Recorded information:
START

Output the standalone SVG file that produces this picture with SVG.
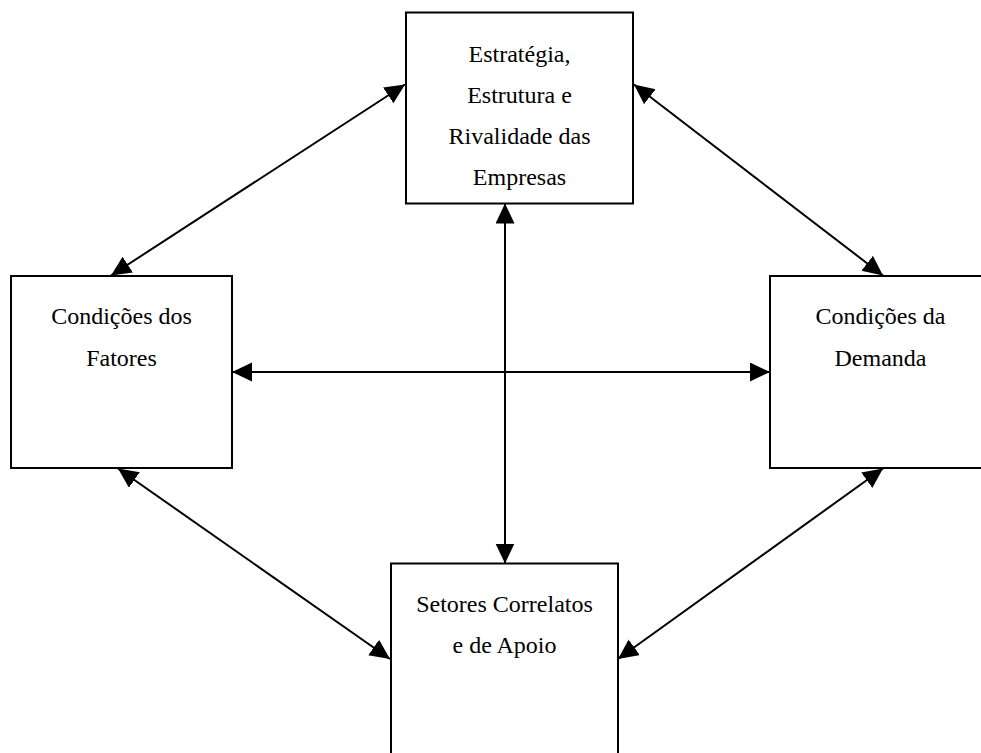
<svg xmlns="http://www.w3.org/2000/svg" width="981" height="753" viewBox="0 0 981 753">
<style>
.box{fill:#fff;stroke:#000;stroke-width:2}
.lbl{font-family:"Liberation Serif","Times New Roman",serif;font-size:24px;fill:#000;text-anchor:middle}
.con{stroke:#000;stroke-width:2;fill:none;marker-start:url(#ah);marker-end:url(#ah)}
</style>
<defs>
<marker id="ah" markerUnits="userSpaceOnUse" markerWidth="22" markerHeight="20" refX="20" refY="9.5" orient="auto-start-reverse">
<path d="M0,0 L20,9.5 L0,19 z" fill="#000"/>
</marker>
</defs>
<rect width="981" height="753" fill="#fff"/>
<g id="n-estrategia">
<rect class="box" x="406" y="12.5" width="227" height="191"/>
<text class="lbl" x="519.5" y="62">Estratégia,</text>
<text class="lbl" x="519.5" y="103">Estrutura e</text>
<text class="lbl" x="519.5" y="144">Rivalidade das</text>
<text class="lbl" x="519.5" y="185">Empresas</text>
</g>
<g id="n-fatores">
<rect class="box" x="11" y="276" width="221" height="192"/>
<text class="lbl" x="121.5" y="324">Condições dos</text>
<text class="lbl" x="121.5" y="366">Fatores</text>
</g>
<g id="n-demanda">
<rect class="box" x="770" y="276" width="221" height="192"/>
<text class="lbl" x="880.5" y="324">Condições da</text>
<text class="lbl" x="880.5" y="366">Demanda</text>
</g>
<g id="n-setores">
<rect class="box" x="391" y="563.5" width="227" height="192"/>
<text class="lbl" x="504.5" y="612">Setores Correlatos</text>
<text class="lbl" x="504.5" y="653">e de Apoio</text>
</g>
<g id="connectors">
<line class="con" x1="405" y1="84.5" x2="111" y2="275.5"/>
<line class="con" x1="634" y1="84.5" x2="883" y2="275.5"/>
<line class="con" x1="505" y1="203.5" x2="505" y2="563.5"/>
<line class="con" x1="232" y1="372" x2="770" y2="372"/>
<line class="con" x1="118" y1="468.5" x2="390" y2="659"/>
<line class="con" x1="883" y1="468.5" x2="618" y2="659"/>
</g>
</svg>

END

What needs to be done: Go through the listing above and quote it exactly, apart from its images.

Worked answer:
Output the standalone SVG file that produces this picture with SVG.
<svg xmlns="http://www.w3.org/2000/svg" width="981" height="753" viewBox="0 0 981 753">
<style>
.box{fill:#fff;stroke:#000;stroke-width:2}
.lbl{font-family:"Liberation Serif","Times New Roman",serif;font-size:24px;fill:#000;text-anchor:middle}
.con{stroke:#000;stroke-width:2;fill:none;marker-start:url(#ah);marker-end:url(#ah)}
</style>
<defs>
<marker id="ah" markerUnits="userSpaceOnUse" markerWidth="22" markerHeight="20" refX="20" refY="9.5" orient="auto-start-reverse">
<path d="M0,0 L20,9.5 L0,19 z" fill="#000"/>
</marker>
</defs>
<rect width="981" height="753" fill="#fff"/>
<g id="n-estrategia">
<rect class="box" x="406" y="12.5" width="227" height="191"/>
<text class="lbl" x="519.5" y="62">Estratégia,</text>
<text class="lbl" x="519.5" y="103">Estrutura e</text>
<text class="lbl" x="519.5" y="144">Rivalidade das</text>
<text class="lbl" x="519.5" y="185">Empresas</text>
</g>
<g id="n-fatores">
<rect class="box" x="11" y="276" width="221" height="192"/>
<text class="lbl" x="121.5" y="324">Condições dos</text>
<text class="lbl" x="121.5" y="366">Fatores</text>
</g>
<g id="n-demanda">
<rect class="box" x="770" y="276" width="221" height="192"/>
<text class="lbl" x="880.5" y="324">Condições da</text>
<text class="lbl" x="880.5" y="366">Demanda</text>
</g>
<g id="n-setores">
<rect class="box" x="391" y="563.5" width="227" height="192"/>
<text class="lbl" x="504.5" y="612">Setores Correlatos</text>
<text class="lbl" x="504.5" y="653">e de Apoio</text>
</g>
<g id="connectors">
<line class="con" x1="405" y1="84.5" x2="111" y2="275.5"/>
<line class="con" x1="634" y1="84.5" x2="883" y2="275.5"/>
<line class="con" x1="505" y1="203.5" x2="505" y2="563.5"/>
<line class="con" x1="232" y1="372" x2="770" y2="372"/>
<line class="con" x1="118" y1="468.5" x2="390" y2="659"/>
<line class="con" x1="883" y1="468.5" x2="618" y2="659"/>
</g>
</svg>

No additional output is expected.